Localizing Multiple Objects in an RF-based Dynamic Environment

Abstract

Radio Frequency (RF) based technologies play an important role in indoor localization, since Radio Signal Strength (RSS) is easily achieved by various wireless devices without additional cost. Among these, radio map based technologies (also referred as fingerprinting technologies) are attractive. They are able to accurately localize the targets without introducing many reference nodes. Therefore, their hardware cost is low. However, this technology has two fatal limitations. First, it is hard to localize multiple objects, since radio map has to collect all the RSS information when targets are at different possible positions. But due to the multipath phenomenon, different number of target nodes at different positions often generates different multipath signals. So when the target object number is unknown, constructing a radio map of multiple objects is almost impossible. Second, environment changes will generate different multipath signals and severely disturb the RSS measurement, making laborious retraining inevitable. In this paper, we propose a novel method, called Line-Of-Sight (LOS) map matching. It leverages frequency diversity of wireless nodes to eliminate the multipath behavior, making RSS more reliable than before. These reliable RSS signals are able to construct the radio map, which only reserves the LOS signal among nodes. We call it LOS radio map. The number of objects and environment changes will not affect the LOS signal between the targets and reference nodes. Such map is able to be constructed easily and require no training if reference nodes are carefully redeployed.
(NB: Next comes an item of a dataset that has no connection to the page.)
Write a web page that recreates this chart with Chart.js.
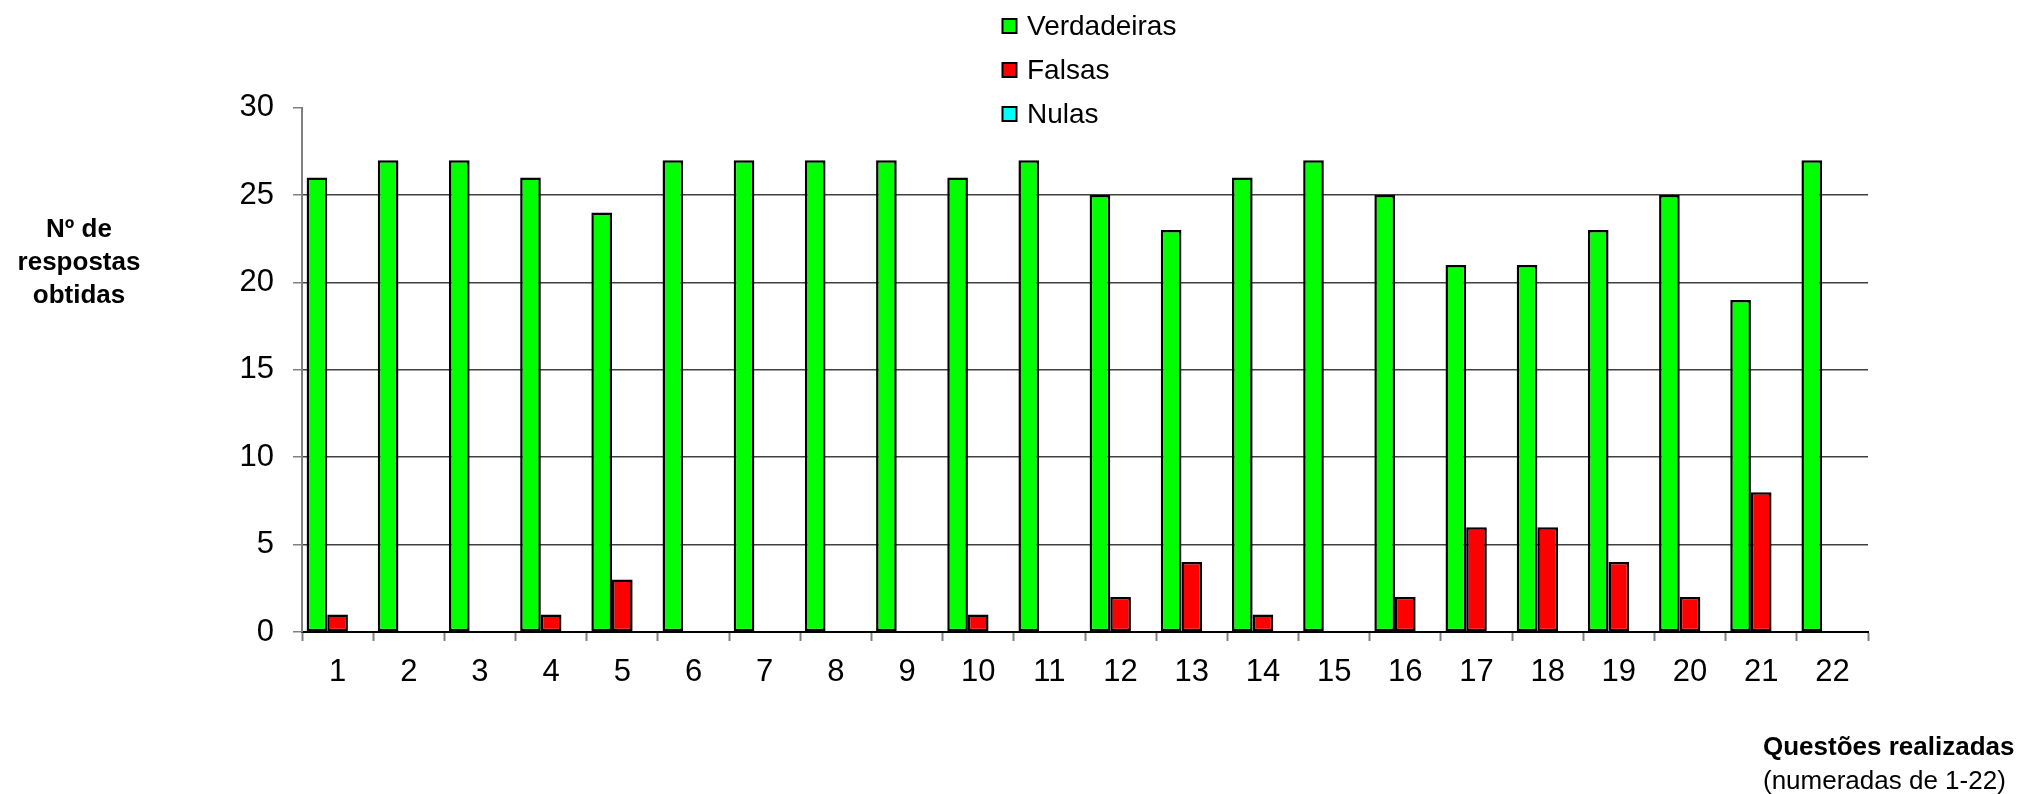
<!DOCTYPE html>
<html lang="pt">
<head>
<meta charset="utf-8">
<title>Respostas por questão</title>
<script src="https://cdn.jsdelivr.net/npm/chart.js@4/dist/chart.umd.min.js"></script>
<style>
  html, body { margin: 0; padding: 0; background: #ffffff; }
  #wrap { position: relative; width: 2026px; height: 794px; }
</style>
</head>
<body>
<div id="wrap"><canvas id="grafico"></canvas></div>
<script>
// Questões 1-22 e número de respostas de cada tipo
const questoes = ['1','2','3','4','5','6','7','8','9','10','11','12','13','14','15','16','17','18','19','20','21','22'];
const verdadeiras = [26, 27, 27, 26, 24, 27, 27, 27, 27, 26, 27, 25, 23, 26, 27, 25, 21, 21, 23, 25, 19, 27];
const falsas      = [1, 0, 0, 1, 3, 0, 0, 0, 0, 1, 0, 2, 4, 1, 0, 2, 6, 6, 4, 2, 8, 0];
const nulas       = [0, 0, 0, 0, 0, 0, 0, 0, 0, 0, 0, 0, 0, 0, 0, 0, 0, 0, 0, 0, 0, 0];
const yTicks      = [0, 5, 10, 15, 20, 25, 30];

const tituloY = ['Nº de', 'respostas', 'obtidas'];
const tituloX = 'Questões realizadas';
const subtituloX = '(numeradas de 1-22)';

const FONTE = '"Liberation Sans", Arial, Helvetica, sans-serif';

// Legenda vertical com caixas coloridas
const legendaVertical = {
  id: 'legendaVertical',
  afterDraw(chart) {
    const ctx = chart.ctx;
    ctx.save();
    ctx.font = '28px ' + FONTE;
    ctx.textBaseline = 'middle';
    ctx.textAlign = 'left';
    chart.data.datasets.forEach((ds, i) => {
      const cy = 26 + i * 44;
      ctx.fillStyle = ds.backgroundColor;
      ctx.fillRect(1002.5, cy - 7, 14, 14);
      ctx.lineWidth = 2;
      ctx.strokeStyle = '#000000';
      ctx.strokeRect(1002.5, cy - 7, 14, 14);
      ctx.fillStyle = '#000000';
      ctx.fillText(ds.label, 1027, cy + 1);
    });
    ctx.restore();
  }
};

// Títulos dos eixos na horizontal
const titulosEixos = {
  id: 'titulosEixos',
  afterDraw(chart) {
    const ctx = chart.ctx;
    ctx.save();
    ctx.fillStyle = '#000000';
    ctx.textBaseline = 'alphabetic';
    ctx.font = 'bold 26px ' + FONTE;
    ctx.textAlign = 'center';
    tituloY.forEach((linha, i) => ctx.fillText(linha, 79, 237 + i * 33));
    ctx.textAlign = 'left';
    ctx.fillText(tituloX, 1763, 755);
    ctx.font = '26px ' + FONTE;
    ctx.fillText(subtituloX, 1763, 789);
    ctx.restore();
  }
};

new Chart(document.getElementById('grafico'), {
  type: 'bar',
  data: {
    labels: questoes,
    datasets: [
      { label: 'Verdadeiras', data: verdadeiras, backgroundColor: '#00ff00' },
      { label: 'Falsas', data: falsas, backgroundColor: '#ff0000' },
      { label: 'Nulas', data: nulas, backgroundColor: '#00ffff' }
    ]
  },
  options: {
    responsive: true,
    maintainAspectRatio: false,
    animation: false,
    devicePixelRatio: 1,
    layout: { padding: { left: 0, right: 158, top: 107.7, bottom: 0 } },
    datasets: {
      bar: {
        borderColor: '#000000',
        borderWidth: 2.5,
        borderSkipped: false,
        categoryPercentage: 0.87,
        barPercentage: 1.0
      }
    },
    plugins: {
      legend: { display: false },
      tooltip: { enabled: false }
    },
    scales: {
      x: {
        grid: {
          display: true,
          drawOnChartArea: false,
          drawTicks: true,
          tickLength: 9,
          tickColor: '#808080',
          tickWidth: 2,
          offset: true
        },
        border: { display: true, color: '#000000', width: 2 },
        ticks: {
          color: '#000000',
          font: { family: FONTE, size: 31 },
          padding: 13,
          maxRotation: 0,
          autoSkip: false
        },
        afterFit(scale) { scale.height = 162; }
      },
      y: {
        min: 0,
        max: 30,
        afterBuildTicks(scale) { scale.ticks = yTicks.map(v => ({ value: v })); },
        grid: {
          color: ctx => (ctx.tick && ctx.tick.value === 30) ? 'rgba(0,0,0,0)' : '#404040',
          lineWidth: 1.5,
          drawTicks: true,
          tickLength: 9,
          tickColor: '#808080',
          tickWidth: 1.5
        },
        border: { display: true, color: '#808080', width: 2 },
        ticks: {
          color: '#000000',
          font: { family: FONTE, size: 31 },
          padding: 19
        },
        afterFit(scale) { scale.width = 302; }
      }
    }
  },
  plugins: [legendaVertical, titulosEixos]
});
</script>
</body>
</html>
Our basic idea is to utilize the frequency diversity of each wireless node to transmit data in different spectrum channel. Then it solves the optimization problem to get the LOS signal. Our experiments are based on TelosB sensor platform with three reference nodes. It shows that the accuracy will not decrease when localizing multiple targets in a dynamic environment. It outperforms the traditional methods by about60%. More importantly, no calibration is required in such environment. Furthermore, our approach presents attractive flexibility, making it more appropriate for general RF-based localization studies than just the radio map based localization.